LORD Smith of Kelvin has had quite the career.

An accountant by training, he has led numerous private equity businesses, been chairman of everything from BBC Children in Need and the Glasgow 2014 Commonwealth Games Organising Committee to Alliance Trust, the Green Investment Bank and Weir Group, and has served as chancellor of the University of Strathclyde since 2013.

His involvement in the arts has spanned organisations as grand as the British Council and British Association of Friends of Museums and as humble - relatively speaking – as Glasgow’s Kelvingrove and Riverside Museums. And then there are the honours.

An honorary fellow of, among others, the Royal Society of Edinburgh and the Royal Scottish Geographical Society, plain old Robert Smith was given a knighthood in 1999 before Sir Robert became Lord Smith nine years later. He has since picked up an order of the thistle and a companion of honour too.

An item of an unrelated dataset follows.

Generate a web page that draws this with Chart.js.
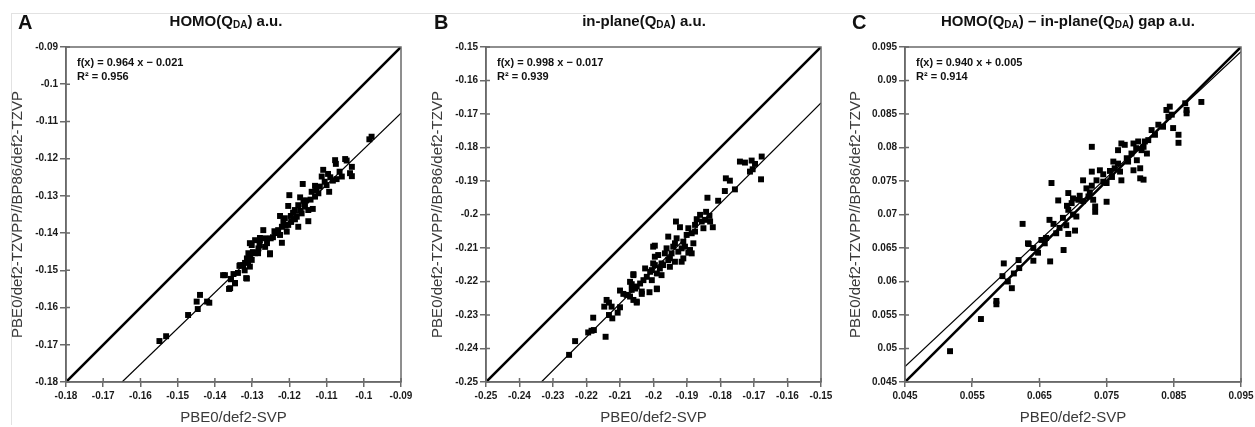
<!DOCTYPE html>
<html>
<head>
<meta charset="utf-8">
<script src="https://cdn.jsdelivr.net/npm/chart.js@4.4.1/dist/chart.umd.min.js"></script>
<style>
  body { margin: 0; width: 1255px; height: 427px; overflow: hidden; background: #fff; font-family: "Liberation Sans", Arial, sans-serif; }
  .frame { position: absolute; left: 11px; top: 13px; width: 1300px; height: 411px; border-top: 1px solid #e2e2e2; border-left: 1px solid #e2e2e2; }
  .panel { position: absolute; top: 0; }
  .letter { position: absolute; top: 11px; font-weight: bold; font-size: 20px; color: #111; }
  .title { position: absolute; top: 12px; font-weight: bold; font-size: 15px; color: #111; transform: translateX(-50%); white-space: nowrap; }
  .title sub { font-size: 10px; vertical-align: -2px; }
</style>
</head>
<body>
<div class="frame"></div>
<canvas id="chartA" class="panel" style="left:0px" width="420" height="427"></canvas>
<canvas id="chartB" class="panel" style="left:420px" width="420" height="427"></canvas>
<canvas id="chartC" class="panel" style="left:838px" width="430" height="427"></canvas>
<div class="letter" style="left:18px">A</div>
<div class="letter" style="left:434px">B</div>
<div class="letter" style="left:852px">C</div>
<div class="title" style="left:226px">HOMO(Q<sub>DA</sub>) a.u.</div>
<div class="title" style="left:644px">in-plane(Q<sub>DA</sub>) a.u.</div>
<div class="title" style="left:1068px">HOMO(Q<sub>DA</sub>) – in-plane(Q<sub>DA</sub>) gap a.u.</div>
<script>
// panel A: HOMO
const xA = [-0.1549, -0.1531, -0.1472, -0.1446, -0.1449, -0.1440, -0.1421, -0.1415, -0.1378, -0.1362,
  -0.1346, -0.1357, -0.1338, -0.1316, -0.1332, -0.1319, -0.1306, -0.1311, -0.1298, -0.1284,
  -0.1252, -0.1306, -0.1279, -0.1260, -0.1244, -0.1233, -0.0979, -0.0985, -0.1077, -0.1075,
  -0.1050, -0.1046, -0.1032, -0.1037, -0.1032, -0.1109, -0.1096, -0.1113, -0.1083, -0.1073,
  -0.1059, -0.1100, -0.1093, -0.1131, -0.1164, -0.1140, -0.1131, -0.1122, -0.1200, -0.1171,
  -0.1162, -0.1176, -0.1158, -0.1203, -0.1149, -0.1137, -0.1185, -0.1167, -0.1225, -0.1212,
  -0.1196, -0.1180, -0.1149, -0.1216, -0.1203, -0.1176, -0.1220, -0.1230, -0.1207, -0.1270,
  -0.1238, -0.1225, -0.1250, -0.1279, -0.1265, -0.1292, -0.1301, -0.1220, -0.1283, -0.1265,
  -0.1252, -0.1310, -0.1292, -0.1314, -0.1301, -0.1324, -0.1306, -0.1334, -0.1350, -0.1373,
  -0.1357, -0.1346, -0.1314, -0.1359, -0.1190, -0.1185, -0.1170, -0.1160, -0.1155, -0.1143,
  -0.1128, -0.1118, -0.1105, -0.1090, -0.1065, -0.1210, -0.1240, -0.1195, -0.1280, -0.1320];
const yA = [-0.1690, -0.1677, -0.1620, -0.1604, -0.1584, -0.1566, -0.1584, -0.1587, -0.1513, -0.1550,
  -0.1534, -0.1523, -0.1507, -0.1521, -0.1486, -0.1480, -0.1459, -0.1478, -0.1451, -0.1454,
  -0.1454, -0.1427, -0.1413, -0.1427, -0.1411, -0.1400, -0.1141, -0.1148, -0.1204, -0.1214,
  -0.1201, -0.1205, -0.1222, -0.1239, -0.1247, -0.1230, -0.1241, -0.1248, -0.1259, -0.1255,
  -0.1248, -0.1271, -0.1289, -0.1273, -0.1268, -0.1289, -0.1302, -0.1293, -0.1298, -0.1304,
  -0.1313, -0.1325, -0.1329, -0.1327, -0.1338, -0.1335, -0.1338, -0.1347, -0.1354, -0.1360,
  -0.1354, -0.1356, -0.1368, -0.1369, -0.1378, -0.1383, -0.1383, -0.1392, -0.1396, -0.1392,
  -0.1399, -0.1405, -0.1414, -0.1419, -0.1414, -0.1419, -0.1432, -0.1426, -0.1441, -0.1437,
  -0.1457, -0.1454, -0.1454, -0.1468, -0.1472, -0.1486, -0.1490, -0.1488, -0.1510, -0.1513,
  -0.1524, -0.1535, -0.1522, -0.1548, -0.1345, -0.1363, -0.1340, -0.1322, -0.1312, -0.1310,
  -0.1285, -0.1275, -0.1262, -0.1250, -0.1235, -0.1380, -0.1395, -0.1370, -0.1432, -0.1500];
const ticksA = [-0.18, -0.17, -0.16, -0.15, -0.14, -0.13, -0.12, -0.11, -0.1, -0.09];

// panel B: in-plane
const xB = [-0.2252, -0.2234, -0.2195, -0.2185, -0.2178, -0.2180, -0.2143, -0.2147, -0.2125, -0.2133,
  -0.2123, -0.2107, -0.2100, -0.2140, -0.2050, -0.2133, -0.2100, -0.2090, -0.2065, -0.2070,
  -0.2065, -0.2060, -0.2050, -0.2035, -0.2012, -0.1990, -0.2030, -0.2020, -0.2005, -0.2025,
  -0.2010, -0.1996, -0.1981, -0.1990, -0.1976, -0.1996, -0.1986, -0.1996, -0.1966, -0.1951,
  -0.1961, -0.1941, -0.1926, -0.1916, -0.1956, -0.1931, -0.1936, -0.1911, -0.1906, -0.1891,
  -0.1901, -0.1881, -0.1876, -0.1886, -0.1677, -0.1742, -0.1727, -0.1707, -0.1697, -0.1712,
  -0.1704, -0.1679, -0.1784, -0.1772, -0.1757, -0.1787, -0.1807, -0.1839, -0.1843, -0.1861,
  -0.1833, -0.1846, -0.1831, -0.1856, -0.1823, -0.1851, -0.1871, -0.1876, -0.1933, -0.1921,
  -0.1896, -0.1886, -0.2001, -0.1916, -0.1946, -0.1896, -0.1911, -0.1956, -0.1936, -0.2001,
  -0.1971, -0.1951, -0.2005, -0.1976, -0.2060, -0.2070, -0.2040, -0.2055, -0.1990, -0.2080,
  -0.2035, -0.2060, -0.2050];
const yB = [-0.2419, -0.2378, -0.2352, -0.2347, -0.2345, -0.2308, -0.2365, -0.2275, -0.2275, -0.2300,
  -0.2310, -0.2293, -0.2277, -0.2255, -0.2260, -0.2263, -0.2227, -0.2237, -0.2208, -0.2245,
  -0.2225, -0.2178, -0.2215, -0.2230, -0.2232, -0.2223, -0.2196, -0.2186, -0.2196, -0.2161,
  -0.2171, -0.2151, -0.2161, -0.2176, -0.2146, -0.2126, -0.2121, -0.2093, -0.2116, -0.2131,
  -0.2101, -0.2096, -0.2111, -0.2141, -0.2066, -0.2071, -0.2086, -0.2081, -0.2096, -0.2106,
  -0.2061, -0.2086, -0.2051, -0.2116, -0.1827, -0.1842, -0.1845, -0.1839, -0.1849, -0.1872,
  -0.1865, -0.1895, -0.1892, -0.1899, -0.1925, -0.1930, -0.1959, -0.1950, -0.1992, -0.2001,
  -0.2004, -0.2016, -0.2021, -0.2021, -0.2038, -0.2041, -0.2014, -0.2031, -0.2021, -0.2038,
  -0.2041, -0.2056, -0.2096, -0.2101, -0.2116, -0.2114, -0.2131, -0.2136, -0.2141, -0.2146,
  -0.2151, -0.2156, -0.2166, -0.2181, -0.2181, -0.2201, -0.2206, -0.2221, -0.2221, -0.2240,
  -0.2237, -0.2255, -0.2263];
const ticksB = [-0.25, -0.24, -0.23, -0.22, -0.21, -0.2, -0.19, -0.18, -0.17, -0.16, -0.15];

// panel C: gap
const xC = [0.0517, 0.0563, 0.0586, 0.0586, 0.0603, 0.0609, 0.0595, 0.0597, 0.0619, 0.0625,
  0.0633, 0.0641, 0.0641, 0.0648, 0.0653, 0.0634, 0.0658, 0.0666, 0.0686, 0.0693,
  0.0703, 0.0690, 0.0665, 0.0671, 0.0668, 0.0678, 0.0691, 0.0693, 0.0705, 0.0693,
  0.0700, 0.0698, 0.0708, 0.0715, 0.0720, 0.0723, 0.0728, 0.0730, 0.0733, 0.0750,
  0.0733, 0.0728, 0.0740, 0.0735, 0.0750, 0.0745, 0.0758, 0.0762, 0.0767, 0.0760,
  0.0770, 0.0772, 0.0728, 0.0767, 0.0777, 0.0772, 0.0780, 0.0787, 0.0794, 0.0790,
  0.0797, 0.0782, 0.0795, 0.0790, 0.0800, 0.0800, 0.0805, 0.0802, 0.0805, 0.0810,
  0.0807, 0.0812, 0.0817, 0.0822, 0.0827, 0.0834, 0.0849, 0.0857, 0.0857, 0.0839,
  0.0844, 0.0847, 0.0842, 0.0869, 0.0869, 0.0891, 0.0867, 0.0710, 0.0715, 0.0725,
  0.0745, 0.0755, 0.0660, 0.0675, 0.0680, 0.0700, 0.0685, 0.0620, 0.0612];
const yC = [0.0496, 0.0544, 0.0566, 0.0571, 0.0600, 0.0590, 0.0608, 0.0627, 0.0632, 0.0686,
  0.0657, 0.0650, 0.0631, 0.0643, 0.0662, 0.0656, 0.0657, 0.0630, 0.0647, 0.0671,
  0.0676, 0.0684, 0.0692, 0.0686, 0.0747, 0.0721, 0.0713, 0.0707, 0.0697, 0.0732,
  0.0724, 0.0717, 0.0722, 0.0751, 0.0739, 0.0727, 0.0743, 0.0722, 0.0712, 0.0719,
  0.0704, 0.0764, 0.0766, 0.0751, 0.0747, 0.0749, 0.0756, 0.0769, 0.0776, 0.0779,
  0.0764, 0.0751, 0.0801, 0.0796, 0.0804, 0.0806, 0.0784, 0.0791, 0.0799, 0.0806,
  0.0809, 0.0779, 0.0781, 0.0766, 0.0769, 0.0754, 0.0752, 0.0796, 0.0801, 0.0791,
  0.0809, 0.0811, 0.0826, 0.0819, 0.0834, 0.0831, 0.0829, 0.0819, 0.0807, 0.0856,
  0.0861, 0.0849, 0.0846, 0.0856, 0.0851, 0.0868, 0.0866, 0.0728, 0.0720, 0.0733,
  0.0760, 0.0765, 0.0665, 0.0672, 0.0680, 0.0700, 0.0695, 0.0620, 0.0612];
const xTicksC = [0.045, 0.055, 0.065, 0.075, 0.085, 0.095];
const yTicksC = [0.045, 0.05, 0.055, 0.06, 0.065, 0.07, 0.075, 0.08, 0.085, 0.09, 0.095];

// regression lines shown in each panel
const fitSlope = [0.964, 0.998, 0.940];
const fitIntercept = [-0.021, -0.017, 0.005];
const fitR2 = [0.956, 0.939, 0.914];

const AXIS_COLOR = "#6a6a6a";
const FONT = "'Liberation Sans', Arial, sans-serif";

const framePlugin = {
  id: "frame",
  afterDraw(chart, args, opts) {
    const { ctx, chartArea: a, scales } = chart;
    ctx.save();
    ctx.strokeStyle = AXIS_COLOR;
    ctx.lineWidth = 1.5;
    ctx.strokeRect(a.left, a.top, a.right - a.left, a.bottom - a.top);
    // tick marks also stick into the plot
    ctx.beginPath();
    scales.x.ticks.forEach((t) => {
      const px = scales.x.getPixelForValue(t.value);
      ctx.moveTo(px, a.bottom);
      ctx.lineTo(px, a.bottom - 4);
    });
    scales.y.ticks.forEach((t) => {
      const py = scales.y.getPixelForValue(t.value);
      ctx.moveTo(a.left, py);
      ctx.lineTo(a.left + 4, py);
    });
    ctx.stroke();
    ctx.fillStyle = "#111";
    ctx.font = "bold 11px " + FONT;
    ctx.textBaseline = "middle";
    ctx.fillText(opts.fitText, a.left + 11, a.top + 16);
    ctx.fillText(opts.r2Text, a.left + 11, a.top + 30);
    ctx.restore();
  },
};

function fmt(v) {
  return String(parseFloat(v.toFixed(4)));
}

function makePanel(id, xs, ys, xTicks, yTicks, i, rightPad, leftW) {
  const lo = xTicks[0], hi = xTicks[xTicks.length - 1];
  const m = fitSlope[i], b = fitIntercept[i];
  // fit line clipped to the plot range
  const fx0 = Math.max(lo, (lo - b) / m);
  const fx1 = Math.min(hi, (hi - b) / m);
  const points = xs.map((x, k) => ({ x: x, y: ys[k] }));
  const sign = b < 0 ? "\u2212" : "+";
  const fitText = `f(x) = ${m.toFixed(3)} x ${sign} ${Math.abs(b).toFixed(3)}`;

  const axis = (ticks, isX) => ({
    type: "linear",
    min: ticks[0],
    max: ticks[ticks.length - 1],
    afterBuildTicks: (s) => { s.ticks = ticks.map((v) => ({ value: v })); },
    afterFit: (s) => { if (isX) s.height = 45; else s.width = leftW; },
    grid: { drawOnChartArea: false, color: AXIS_COLOR, lineWidth: 1.5, tickLength: isX ? 5 : 6 },
    border: { color: AXIS_COLOR, width: 1.5 },
    ticks: {
      color: "#1a1a1a",
      font: { family: FONT, size: 10, weight: "bold" },
      padding: isX ? 3 : 2,
      maxRotation: 0,
      autoSkip: false,
      callback: (v) => fmt(v),
    },
    title: {
      display: true,
      text: isX ? "PBE0/def2-SVP" : "PBE0/def2-TZVPP//BP86/def2-TZVP",
      color: "#3a3a3a",
      font: { family: FONT, size: 15 },
      padding: isX ? { top: 0, bottom: 0 } : { top: 9, bottom: 0 },
    },
  });

  return new Chart(document.getElementById(id), {
    type: "scatter",
    data: {
      datasets: [
        {
          label: "data",
          data: points,
          backgroundColor: "#000",
          borderColor: "#000",
          pointStyle: "rect",
          pointRadius: 4.2,
          borderWidth: 0,
          order: 0,
        },
        {
          label: "y = x",
          data: [{ x: lo, y: yTicks[0] }, { x: hi, y: yTicks[yTicks.length - 1] }],
          showLine: true,
          borderColor: "#000",
          borderWidth: 2.6,
          pointRadius: 0,
          order: 1,
        },
        {
          label: "fit",
          data: [{ x: fx0, y: m * fx0 + b }, { x: fx1, y: m * fx1 + b }],
          showLine: true,
          borderColor: "#000",
          borderWidth: 1.2,
          pointRadius: 0,
          order: 2,
        },
      ],
    },
    options: {
      responsive: false,
      animation: false,
      layout: { padding: { top: 47, right: rightPad, left: 0, bottom: 0 } },
      plugins: {
        legend: { display: false },
        tooltip: { enabled: false },
        frame: { fitText: fitText, r2Text: `R\u00b2 = ${fitR2[i].toFixed(3)}` },
      },
      scales: { x: axis(xTicks, true), y: axis(yTicks, false) },
    },
    plugins: [framePlugin],
  });
}

makePanel("chartA", xA, yA, ticksA, ticksA, 0, 19, 66);
makePanel("chartB", xB, yB, ticksB, ticksB, 1, 19, 66);
makePanel("chartC", xC, yC, xTicksC, yTicksC, 2, 27, 67);
</script>
</body>
</html>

So it is with some trepidation that I sit down with him in the Green Investment Bank’s Edinburgh board room – at the same enormous table round which the detail of the post-independence-referendum Smith Commission was thrashed out, no less.

I needn’t have worried: there are no airs and graces here.

Much of this is likely down to the influence of Lord Smith’s plain-speaking late mother, who, when a more youthful Robert balked at the prospect of taking on a management role at Royal Bank of Scotland, made the observation that “a rolling stone may gather no moss but a standing stone gets peed on”.

But there’s also the fact that, unlike so many of his counterparts in the upper ranks of the business world, Lord Smith, who grew up in the Maryhill area of Glasgow and attended the selective but publicly funded Allan Glen’s School, was not brought up supping from silver spoons.

That is far from being the case now, with Lord Smith, who owns an island off Scotland and a vineyard in South Africa, being wealthy enough never to have claimed the fees and expenses he is entitled to as a member of the House of Lords.

“I don’t need it. That’s not a very good reason because some people do need it but I’ve got lots of reasons for being down in London from time to time so I don’t charge for fares or expenses,” he says, adding: “I’m not being a Holy Willie about it - I probably don’t attend often enough.”

Yet he has never forgotten his roots - “break me in half and I’ve got Glasgow written all the way through” - which has helped keep him focused on the micro as well as the macro in his business dealings.

“When I was running Deutsche Asset Management we had about 5,000 people scattered from Japan to Los Angeles but there were probably another 20,000 to 30,000 people attached to them,” he explains. “They were sleeping easy knowing I was up on the bridge looking for icebergs; I was going to bed thinking there’s 30,000 people depending on me to make the right decision.”

Making the right decision for the little guy and not just the business has, he says, become easier with age and wealth because “I’m in a fortunate position that I’m old enough that I’m not scrambling about looking for a job”.

“I can be very principled. It’s one thing I can bring to the party,” he adds.

This much is clear from the revolution Lord Smith has led as chairman of Alliance Trust, the 129-year old Dundee investment institution whose future was looking decidedly uncertain just 12 months ago after it fell prey to US activist investor Elliott Advisors.

Having met Elliott’s aggression with equal force, Lord Smith won shareholder backing to instigate a complete overhaul of the trust - and waved goodbye to Elliott, which agreed to sell back its shares, in the process.

“Alliance Trust was cruising along and suddenly Elliott came in,” he says. “That meant it hadn’t been pleasant for a while. Some people were fourth generation investors and they didn’t want any of that.”

The move appears to be paying off, with Alliance Trust, which had been a serial underperformer, outpacing its benchmark index in the first six months of this year.

Of course, over such a short timeframe that could all be down to the luck of the markets, which in itself would be apt given the role Lord Smith says luck - being in the right place at right time - has played in his career.

Such as the time when being appointed to the board of Sussex Heritage Trust “because I could add up” led to him becoming chair of the National Museums of Scotland thanks to a chance meeting with Brian Lang, the now-former principal of St Andrews University who at that time was involved in a number of cultural institutions.

“We got really drunk together - we had our arms round each other swearing allegiance - then I went my way,” Lord Smith recalls. “Up in Scotland I got a phone call from him saying Malcolm Rifkind was setting up an advisory board under Lord Bute to talk about bringing the boards of trusts of different museums onto one board of trustees. Rifkind said he wouldn’t approve it until they found the name of someone he hadn’t heard of and who was under the age of 90.

“Brian put me in front of Rifkind, who said ‘who?’, and I became a founding trustee of the National Museums under Lord Bute. When he died I became chair. The Museum of Scotland finished on time and on budget and I got a knighthood in 1999.”

Which, in itself, explains the lengthy CV but also why Lord Smith has done his bit for promoting diversity too.

Because you may not think it to look at him - an ageing white male in an expensively tailored suit with prime ministers, chancellors and bank governors in his contacts book - but Lord Smith in many ways epitomises everything the social mobility movement stands for.